Legal Row Erupts Over £263M Toys R Us Property Carcass
A High Court legal claim has been filed to try to halt the sale of a big chunk of the U.K. property portfolio of bankrupt retailer Toys R Us.
The complex case involves a claim filed against the company which was leading the workout of a £263M loan secured against a portfolio of former Toys R Us stores and a company trying to buy the portfolio. Twist: The two companies are owned by the same person.
The case will determine the ownership of a portfolio of assets once let to the company behind one of the highest-profile retail bankruptcies of recent years, at a crucial moment for the struggling retail property sector.
Among other things the legal claim is looking to block the sale of the portfolio, which amounts to about a quarter of Toys R Us’ U.K. estate, and was once valued at £360M, but could today be worth closer to £230M.
Six weeks ago CBRE was appointed as special servicer to a £263M CMBS loan secured against 24 stores and a distribution centre, occupied by Toys R Us before its administration in February this year. The properties are now vacant.
Giant U.S. fund manager PIMCO was the investor which bought the largest chunk of the bonds secured against the portfolio when the loan was securitised in 2013, filings from various PIMCO funds show.
A public notice relating to the securitisation said in August that a group of bondholders had decided to appoint CBRE to manage the loan as a replacement for Solutus, the previous special servicer.
On Monday, another notice said that CBRE had filed a High Court claim against, among others, Solutus, Solutus Director Neil Forkin and Bollinway Properties (which is attempting to buy the properties). Bollinway and Solutus are both owned by a company called Acepark, which is owned by Lancashire-based property investor Tim Knowles, Companies House records show.
Forkin was previously the receiver to the Toys R Us properties and the bankrupt company which owned them, meaning he had the legal power to decide their fate. CBRE’s public statement said it had moved to replace him on 24 August with two of their own directors.

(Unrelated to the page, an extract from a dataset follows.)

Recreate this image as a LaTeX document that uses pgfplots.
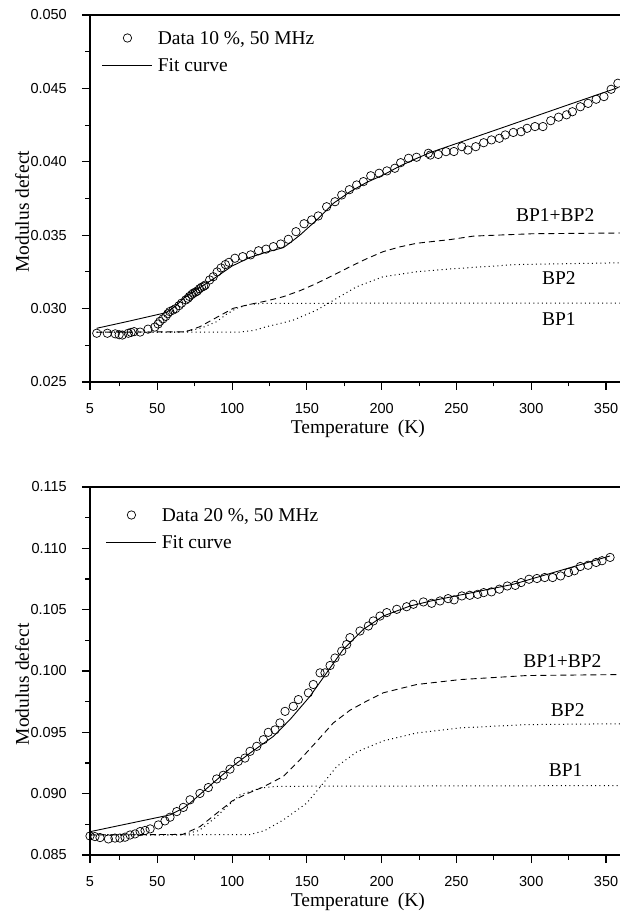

But CBRE’s statement said that after this replacement was supposed to have taken place, on 21 September it received an email from Forkin saying that Bollinway Properties had exercised a purchase option it had agreed with Solutus which allowed it to buy the portfolio for the amount outstanding on the loan. That purchase option was agreed on 12 August, before Forkin’s replacement.
CBRE wants the court to block the sale of the portfolio, confirm that the purchase option was not valid and that Forkin is no longer in control of the portfolio or the bankrupt company that owns it.

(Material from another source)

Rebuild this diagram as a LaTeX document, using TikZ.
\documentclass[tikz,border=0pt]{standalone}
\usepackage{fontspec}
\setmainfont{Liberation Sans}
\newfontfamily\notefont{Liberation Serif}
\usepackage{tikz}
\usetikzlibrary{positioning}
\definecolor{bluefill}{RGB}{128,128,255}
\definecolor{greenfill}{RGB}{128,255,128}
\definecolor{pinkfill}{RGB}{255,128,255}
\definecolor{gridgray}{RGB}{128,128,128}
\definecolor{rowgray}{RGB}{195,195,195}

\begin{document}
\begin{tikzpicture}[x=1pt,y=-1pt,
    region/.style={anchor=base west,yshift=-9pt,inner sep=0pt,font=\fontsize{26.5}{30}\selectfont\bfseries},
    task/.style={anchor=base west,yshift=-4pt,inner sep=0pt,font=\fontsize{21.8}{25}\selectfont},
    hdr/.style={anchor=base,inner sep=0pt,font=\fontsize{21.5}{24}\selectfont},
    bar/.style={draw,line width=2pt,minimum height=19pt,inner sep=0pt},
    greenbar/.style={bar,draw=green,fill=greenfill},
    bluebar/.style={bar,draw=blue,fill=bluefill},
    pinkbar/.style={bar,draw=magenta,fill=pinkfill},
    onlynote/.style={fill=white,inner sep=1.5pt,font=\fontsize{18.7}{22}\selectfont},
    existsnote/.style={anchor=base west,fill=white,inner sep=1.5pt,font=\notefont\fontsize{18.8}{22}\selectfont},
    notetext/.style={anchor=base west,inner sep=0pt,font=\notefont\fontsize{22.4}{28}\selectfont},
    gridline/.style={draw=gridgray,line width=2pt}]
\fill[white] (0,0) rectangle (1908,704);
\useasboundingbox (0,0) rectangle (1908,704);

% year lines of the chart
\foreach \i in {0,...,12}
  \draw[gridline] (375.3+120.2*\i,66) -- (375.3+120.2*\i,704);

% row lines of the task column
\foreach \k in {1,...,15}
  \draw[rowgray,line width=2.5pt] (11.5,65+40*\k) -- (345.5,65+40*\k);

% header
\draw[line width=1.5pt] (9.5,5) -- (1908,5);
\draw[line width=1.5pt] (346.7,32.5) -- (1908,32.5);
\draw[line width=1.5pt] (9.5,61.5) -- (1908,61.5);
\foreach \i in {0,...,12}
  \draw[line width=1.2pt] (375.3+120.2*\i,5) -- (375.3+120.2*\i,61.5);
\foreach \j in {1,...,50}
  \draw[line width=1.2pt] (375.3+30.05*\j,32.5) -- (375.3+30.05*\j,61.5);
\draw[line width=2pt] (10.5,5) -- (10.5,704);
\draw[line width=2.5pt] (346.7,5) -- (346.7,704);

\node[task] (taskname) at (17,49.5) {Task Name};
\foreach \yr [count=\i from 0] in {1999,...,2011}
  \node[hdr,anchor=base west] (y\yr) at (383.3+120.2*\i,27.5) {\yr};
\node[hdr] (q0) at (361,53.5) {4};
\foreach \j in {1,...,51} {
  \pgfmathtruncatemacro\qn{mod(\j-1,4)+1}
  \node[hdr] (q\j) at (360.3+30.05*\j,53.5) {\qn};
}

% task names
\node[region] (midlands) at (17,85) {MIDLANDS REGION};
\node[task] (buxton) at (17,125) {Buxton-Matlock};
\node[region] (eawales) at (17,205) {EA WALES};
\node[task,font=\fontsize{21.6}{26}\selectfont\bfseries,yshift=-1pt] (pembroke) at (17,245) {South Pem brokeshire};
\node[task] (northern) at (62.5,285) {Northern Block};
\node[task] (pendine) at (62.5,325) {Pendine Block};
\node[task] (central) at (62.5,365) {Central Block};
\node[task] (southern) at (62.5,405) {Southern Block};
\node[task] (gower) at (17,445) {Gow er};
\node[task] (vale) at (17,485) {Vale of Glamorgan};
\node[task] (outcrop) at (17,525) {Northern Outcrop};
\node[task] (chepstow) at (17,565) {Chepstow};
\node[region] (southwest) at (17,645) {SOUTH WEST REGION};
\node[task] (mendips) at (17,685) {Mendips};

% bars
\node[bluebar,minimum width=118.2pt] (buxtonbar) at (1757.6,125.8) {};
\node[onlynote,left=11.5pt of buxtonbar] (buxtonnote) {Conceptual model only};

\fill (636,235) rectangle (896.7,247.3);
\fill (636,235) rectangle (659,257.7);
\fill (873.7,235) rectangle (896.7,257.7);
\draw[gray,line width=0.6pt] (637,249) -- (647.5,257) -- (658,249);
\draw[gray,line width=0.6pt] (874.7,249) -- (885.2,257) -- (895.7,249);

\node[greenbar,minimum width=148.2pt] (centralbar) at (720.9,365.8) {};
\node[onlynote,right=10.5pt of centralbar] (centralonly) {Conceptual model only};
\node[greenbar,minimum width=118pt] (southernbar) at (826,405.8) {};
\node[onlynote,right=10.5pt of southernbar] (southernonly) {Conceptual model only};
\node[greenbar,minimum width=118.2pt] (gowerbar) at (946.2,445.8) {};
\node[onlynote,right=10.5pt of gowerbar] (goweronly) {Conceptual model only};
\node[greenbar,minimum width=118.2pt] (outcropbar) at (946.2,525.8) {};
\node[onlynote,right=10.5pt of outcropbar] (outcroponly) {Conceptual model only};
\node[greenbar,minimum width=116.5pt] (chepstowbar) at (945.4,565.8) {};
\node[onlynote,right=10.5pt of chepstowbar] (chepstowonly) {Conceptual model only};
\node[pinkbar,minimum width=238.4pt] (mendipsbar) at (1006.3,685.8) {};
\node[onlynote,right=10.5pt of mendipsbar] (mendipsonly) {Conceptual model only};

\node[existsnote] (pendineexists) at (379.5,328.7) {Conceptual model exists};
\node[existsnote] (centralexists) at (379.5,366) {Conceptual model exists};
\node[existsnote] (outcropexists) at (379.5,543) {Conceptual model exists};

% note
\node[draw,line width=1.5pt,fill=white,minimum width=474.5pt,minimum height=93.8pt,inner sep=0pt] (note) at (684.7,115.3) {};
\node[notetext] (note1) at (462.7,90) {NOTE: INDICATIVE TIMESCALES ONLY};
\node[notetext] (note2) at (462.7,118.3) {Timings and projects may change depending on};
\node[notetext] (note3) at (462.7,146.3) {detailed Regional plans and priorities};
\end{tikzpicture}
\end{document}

Six of the original 31 properties in the portfolio were sold in June for £31M, which would mean there is £232M outstanding on the loan, and this is the minimum amount Bollinway would have to pay.
That is more than the £194M estimate of the vacant possession value of the portfolio when the loan was issued in 2013, but much less than the £314M open market valuation in 2013. At its peak in 2016 the portfolio was valued at £360M.
The six assets sold in June were disposed of at an average premium of 18% to their vacant possession valuation, according to an estimate by Bisnow using public documents. A similar rate would mean the remaining 25 assets are valued at about £200M.
The events leading up to the legal claim are as complicated as the claim itself. Solutus was appointed special servicer to the CMBS loan in February, and five days later Toys R Us went into administration.
In March Forkin was appointed receiver to the property portfolio and the special purpose vehicle which owned it, which was previously controlled by Toys R Us’ former owners, KKR, Bain Capital and Vornado.
Advisors Cushman & Wakefield and Morgan Williams were appointed at the same time to come up with a business plan to maximise the value of the portfolio by reletting stores and selling off the assets.
In April, Forkin and Solutus sold the shares in the company that owned the portfolio to Acepark, which owns Solutus.
Solutus flagged the sale and the cross-ownership in a public statement to bondholders in June. The sale of the shares “creates an alignment of interest between creditors and Acepark who is now investing significant resources into the management of the portfolio and execution of the business plan” Solutus said.
According to Acepark’s most recent set of accounts it has taken on £360M of liabilities by buying the shares in the company that owns the portfolio, but it thinks the sale of the properties will allow the £263M loan to be repaid in full and leave it with a profit.
If CBRE’s legal claim is successful, and its directors are appointed as the receivers in place of Forkin, Acepark and Solutus, a new strategy for the assets would need to be devised.
Reletting the stores will not be easy, whoever owns them. The 24 stores are all out-of-town retail park units, with an average size of 40K SF. There are few tenants looking to take such large units in the current market, so whoever is in charge of the portfolio will need to look at options including chopping up stores into smaller units.
They could be leased to leisure or even last-mile logistics occupiers, but since such firms typically pay lower rents than retailers, the value of the assets would fall.
Solutus and CBRE declined to comment.